El quinto relato salvaje también se centra en cuestiones sociales, y en cómo el poder del dinero, el gusto por el dinero es capaz de pervertir, invertir y subvertir todo lo establecido, moral y legalmente. De nuevo un accidente, en este caso literal, desencadena la tragedia, y las marionetas se mueven al compás de las cifras, que bailan y hacen bailar, delirar a los personajes implicados. Ese momento en que los engaños por el dinero quedan al descubierto, cuando lo que está en juego es la vida y el destino de varias personas, y la miseria de los grandes hombres se hace patente es grotesco, y la risa que provoca no es precisamente de alegría, ni siquiera de desencanto: es algo más profundo todavía: es el hecho de presentir que las cosas realmente funcionan así, y que quizá no hay otra forma. “Hasta que la muerte nos separe” cierra la cinta, y es una suerte de anticlímax narrativo, aunque por el contrario asistimos en él a un doble paroxismo: el visual y el de la violencia de este bestiario. La boda, la pareja, sus traiciones y sus venganzas vomitivas y sangrientas explotan en la pantalla y crean un incómodo silencio, aprietan en lo más hondo; pero no suponen el cierre perfecto para esta película que va creciendo por momentos, paulatinamente, sin menoscabo de ser fragmentaria.

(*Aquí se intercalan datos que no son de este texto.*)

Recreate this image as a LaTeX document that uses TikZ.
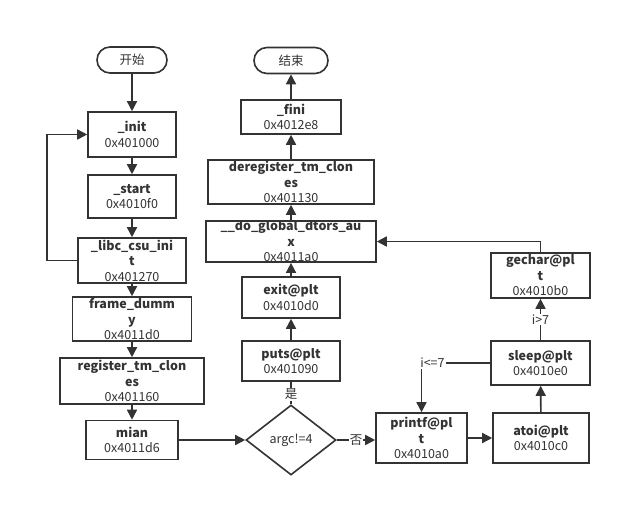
\documentclass[tikz,border=0pt]{standalone}
\usepackage{fontspec}
\setmainfont{Noto Sans CJK SC}
\usetikzlibrary{
    arrows.meta,
    positioning,
    shapes.geometric,
    shapes.misc
}
\definecolor{ink}{RGB}{51,51,51}
\tikzset{
    fnbox/.style={
        rectangle,
        draw=ink,
        line width=1.6pt,
        fill=white,
        text=ink,
        align=center,
        inner sep=0pt,
        font=\fontsize{12.5}{15.5}\selectfont
    },
    terminal/.style={
        rounded rectangle,
        draw=ink,
        line width=1.6pt,
        fill=white,
        text=ink,
        inner sep=0pt,
        minimum height=26pt,
        font=\fontsize{12.5}{15}\selectfont
    },
    decision/.style={
        diamond,
        draw=ink,
        line width=1.6pt,
        fill=white,
        text=ink,
        inner sep=0pt,
        minimum width=90pt,
        minimum height=70pt,
        font=\fontsize{12.5}{15}\selectfont
    },
    flow/.style={
        -{Triangle[width=10pt,length=10pt]},
        draw=ink,
        line width=1.6pt
    },
    plainflow/.style={
        draw=ink,
        line width=1.6pt
    },
    branch/.style={
        fill=white,
        text=ink,
        inner sep=1pt,
        font=\fontsize{12.5}{15}\selectfont
    }
}

\begin{document}
\begin{tikzpicture}[x=1pt, y=-1pt]
    \useasboundingbox[fill=white] (0,0) rectangle (623,506);

    % Startup chain
    \node[terminal, minimum width=70pt] (begin) at (132, 60) {开始};
    \node[fnbox, minimum width=88pt, minimum height=45pt] (init) at (132, 134.5) {\textbf{\_init}\\0x401000};
    \node[fnbox, minimum width=88pt, minimum height=43pt] (start) at (132, 196.5) {\textbf{\_start}\\0x4010f0};
    \node[fnbox, minimum width=108pt, minimum height=45pt] (libcinit) at (132, 260.5) {\textbf{\_libc\_csu\_ini}\\\textbf{t}\\0x401270};
    \node[fnbox, minimum width=119pt, minimum height=44pt] (framedummy) at (132, 319) {\textbf{frame\_dumm}\\\textbf{y}\\0x4011d0};
    \node[fnbox, minimum width=144pt, minimum height=46pt] (regtm) at (132, 381) {\textbf{register\_tm\_clon}\\\textbf{es}\\0x401160};
    \node[fnbox, minimum width=92pt, minimum height=39pt] (mian) at (132, 440) {\textbf{mian}\\0x4011d6};

    \draw[flow] (begin) -- (init);
    \draw[flow] (init) -- (start);
    \draw[flow] (start) -- (libcinit);
    \draw[flow] (libcinit) -- (framedummy);
    \draw[flow] (framedummy) -- (regtm);
    \draw[flow] (regtm) -- (mian);
    \draw[flow] (libcinit.west) -- ++(-30,0) |- (init.west);

    % Exit chain
    \node[terminal, minimum width=74pt] (finish) at (291, 60.5) {结束};
    \node[fnbox, minimum width=100pt, minimum height=34pt] (fini) at (291, 117) {\textbf{\_fini}\\0x4012e8};
    \node[fnbox, minimum width=166pt, minimum height=44pt] (deregtm) at (291, 182) {\textbf{deregister\_tm\_clon}\\\textbf{es}\\0x401130};
    \node[fnbox, minimum width=170pt, minimum height=41pt] (dtorsaux) at (291, 241.5) {\textbf{\_\_do\_global\_dtors\_au}\\\textbf{x}\\0x4011a0};
    \node[fnbox, minimum width=98pt, minimum height=41pt] (exitplt) at (291, 297.5) {\textbf{exit@plt}\\0x4010d0};
    \node[fnbox, minimum width=98pt, minimum height=40pt] (putsplt) at (291, 361) {\textbf{puts@plt}\\0x401090};
    \node[decision] (argc) at (291, 440) {argc!=4};

    \draw[flow] (mian) -- (argc);
    \draw[plainflow] (argc) -- node[branch, pos=0.45] {是} (putsplt);
    \draw[flow] (putsplt) -- (exitplt);
    \draw[flow] (exitplt) -- (dtorsaux);
    \draw[flow] (dtorsaux) -- (deregtm);
    \draw[flow] (deregtm) -- (fini);
    \draw[flow] (fini) -- (finish);

    % Loop branch
    \node[fnbox, minimum width=91pt, minimum height=50pt] (printfplt) at (421.5, 438) {\textbf{printf@pl}\\\textbf{t}\\0x4010a0};
    \node[fnbox, minimum width=96pt, minimum height=50pt] (atoiplt) at (541, 438) {\textbf{atoi@plt}\\0x4010c0};
    \node[fnbox, minimum width=99pt, minimum height=44pt] (sleepplt) at (540.5, 363) {\textbf{sleep@plt}\\0x4010e0};
    \node[fnbox, minimum width=99pt, minimum height=45pt] (gecharplt) at (540.5, 275.5) {\textbf{gechar@pl}\\\textbf{t}\\0x4010b0};

    \draw[flow] (argc.east) -- node[branch] {否} (argc.east -| printfplt.west);
    \draw[flow] (printfplt) -- (atoiplt);
    \draw[flow] (atoiplt) -- (sleepplt);
    \draw[flow] (sleepplt) -- node[branch] {i>7} (gecharplt);
    \draw[flow] (sleepplt.west) -| node[branch, pos=0.42] {i<=7} (printfplt.north);
    \draw[flow] (gecharplt.north) |- (dtorsaux.east);

\end{tikzpicture}
\end{document}
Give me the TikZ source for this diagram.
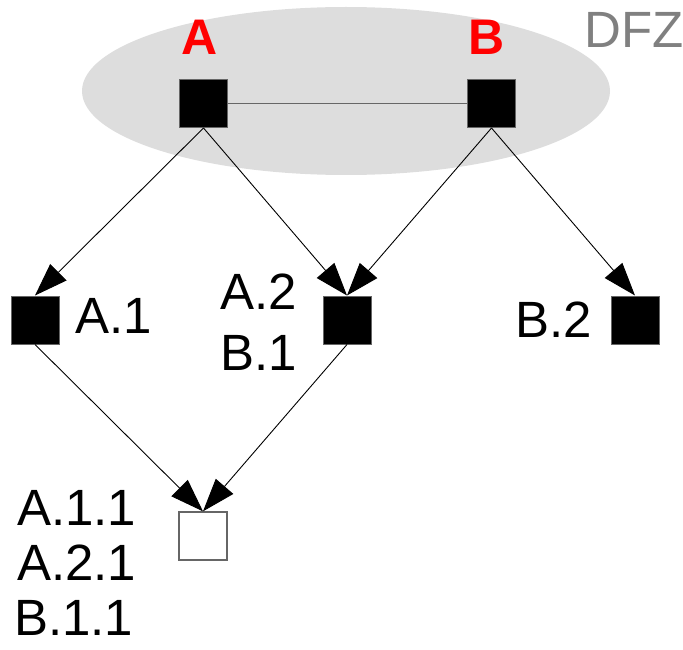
\documentclass[tikz,border=0pt]{standalone}
\usepackage{fontspec}
\setmainfont{Liberation Sans}
\usetikzlibrary{arrows.meta}
\definecolor{ellgray}{HTML}{DDDDDD}
\definecolor{dfzgray}{HTML}{808080}
\definecolor{edgegray}{HTML}{666666}
\begin{document}
\begin{tikzpicture}[x=1pt,y=-1pt,
  sq/.style={draw=edgegray, fill=black, minimum size=48pt, inner sep=0pt, line width=1pt},
  wsq/.style={draw=edgegray, fill=white, minimum size=48pt, inner sep=0pt, line width=1.3pt},
  lbl/.style={inner sep=0pt, font=\fontsize{51}{55}\selectfont},
  hdr/.style={inner sep=0pt, text=red, font=\fontsize{50}{55}\selectfont\bfseries},
  arr/.style={line width=0.9pt, -{Triangle[length=33pt,width=23pt]}},
]
\useasboundingbox (0,0) rectangle (683,650);
\fill[ellgray] (346,91) ellipse [x radius=264pt, y radius=84pt];

\node[sq] (A) at (203.5,103.5) {};
\node[sq] (B) at (491.5,103.5) {};
\node[sq] (A1) at (35,320) {};
\node[sq] (A2) at (347,320) {};
\node[sq] (B2) at (635,320) {};
\node[wsq] (C) at (203,536) {};

\draw[line width=1.4pt, edgegray] (A) -- (B);
\draw[arr] (A.south) -- (A1.north);
\draw[arr] (A.south) -- (A2.north);
\draw[arr] (B.south) -- (A2.north);
\draw[arr] (B.south) -- (B2.north);
\draw[arr] (A1.south) -- (C.north);
\draw[arr] (A2.south) -- (C.north);

\node[hdr, anchor=base] (lA) at (200,55) {A};
\node[hdr, anchor=base] (lB) at (487,55) {B};
\node[lbl, anchor=base east, text=dfzgray] (dfz) at (684,48) {DFZ};
\node[lbl, anchor=base west] (tA1) at (75,333) {A.1};
\node[lbl, anchor=base west] (tA2) at (220,309) {A.2};
\node[lbl, anchor=base west] (tB1) at (220,370) {B.1};
\node[lbl, anchor=base west] (tB2) at (515,337) {B.2};
\node[lbl, anchor=base west] (tA11) at (17,525) {A.1.1};
\node[lbl, anchor=base west] (tA21) at (17,580) {A.2.1};
\node[lbl, anchor=base west] (tB11) at (14,635) {B.1.1};
\end{tikzpicture}
\end{document}
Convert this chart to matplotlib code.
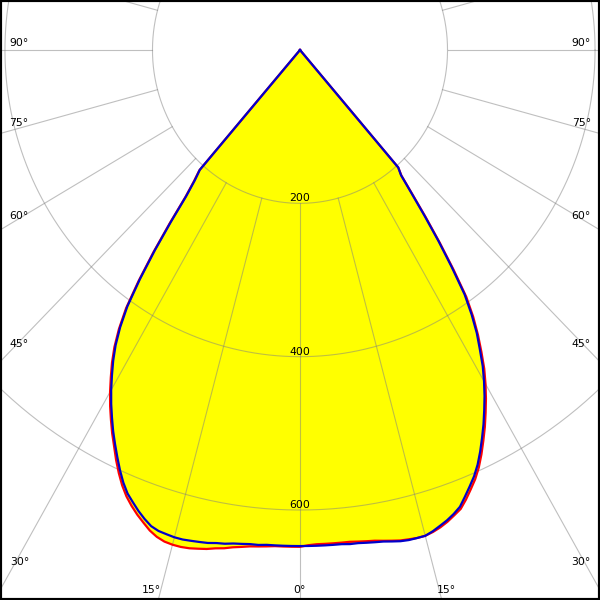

Y es que Relatos salvajes es eso: un bestiario moderno con arquetipos de violencia cotidiana, donde el sentido del humor, presente en todo momento para poder hacer soportable la crudeza subterránea de estas barbaridades comunes, surge en forma de sonrisa torcida, de hiena, para recordarnos que nosotros podríamos hacer lo mismo si se presentara el caso, y que los extremos inevitablemente se tocan; como cuando en la tercera historia, el ayudante del comisario, viendo la postura en que han quedado los cuerpos calcinados de los dos adversarios, aventura la hipótesis de un crimen pasional. La pasión del odio.